The question of how financial markets should represent economic reality is not merely technical. It shapes capital allocation, risk assessment, and ultimately which companies and sectors receive investment. Theia is betting that the current answer – static labels assigned years ago – is no longer adequate.
Whether that bet pays off depends on execution, adoption, and the willingness of financial institutions to update their data infrastructure. The funding provides runway to test the thesis. The market will provide the verdict.
For those tracking how AI infrastructure intersects with financial markets and European competitiveness, these are exactly the conversations happening at Human x AI Europe in Vienna on May 19 – where founders, investors, and policymakers are working through what comes next.
Frequently Asked Questions
Q: What is Theia Insights and what does it do?
A: Theia Insights is a Cambridge-based deeptech company that builds AI-driven dynamic classification systems for financial markets. Instead of assigning companies single industry labels, it creates continuously updated exposure profiles across multiple sectors and themes based on regulatory filings and earnings transcripts.
Q: How much funding has Theia Insights raised in total?

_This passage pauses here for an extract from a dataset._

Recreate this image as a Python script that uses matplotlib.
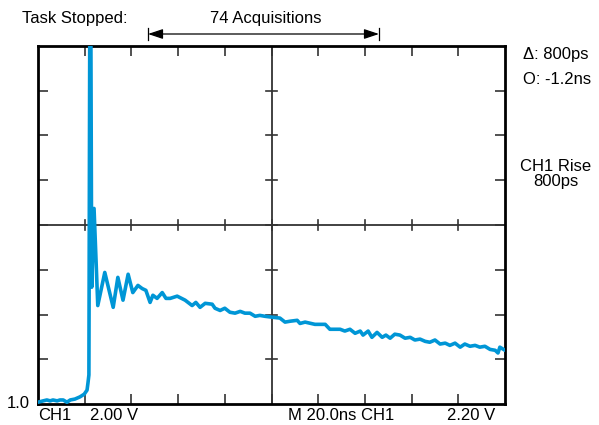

A: Theia has raised $14.5 million to date, including the $8 million Series A announced in March 2026. The Series A was led by MiddleGame Ventures with participation from Further Ventures and Unusual Ventures.
Q: What problem does dynamic industry classification solve?
A: Static classification systems assign companies single industry labels that don't reflect how modern businesses operate across multiple sectors. This creates blind spots for portfolio managers, index providers, and risk analysts who need accurate representations of company exposure for investment decisions.
Q: Who are Theia Insights' current customers?
A: The platform is used by global index providers, asset managers, hedge funds, and banks for applications including research, portfolio construction, and trading workflows.
Q: What will Theia use the new funding for?
A: The company plans to expand into new asset classes starting with private markets, develop its research and engineering capabilities, and scale its global commercial presence.
Q: Why is accurate company classification important for AI-driven finance?
A: AI systems used in financial markets inherit the limitations of their underlying data. If foundational classification layers are static and inaccurate, AI reasoning built on top will produce flawed outputs for portfolio construction, risk assessment, and thematic analysis.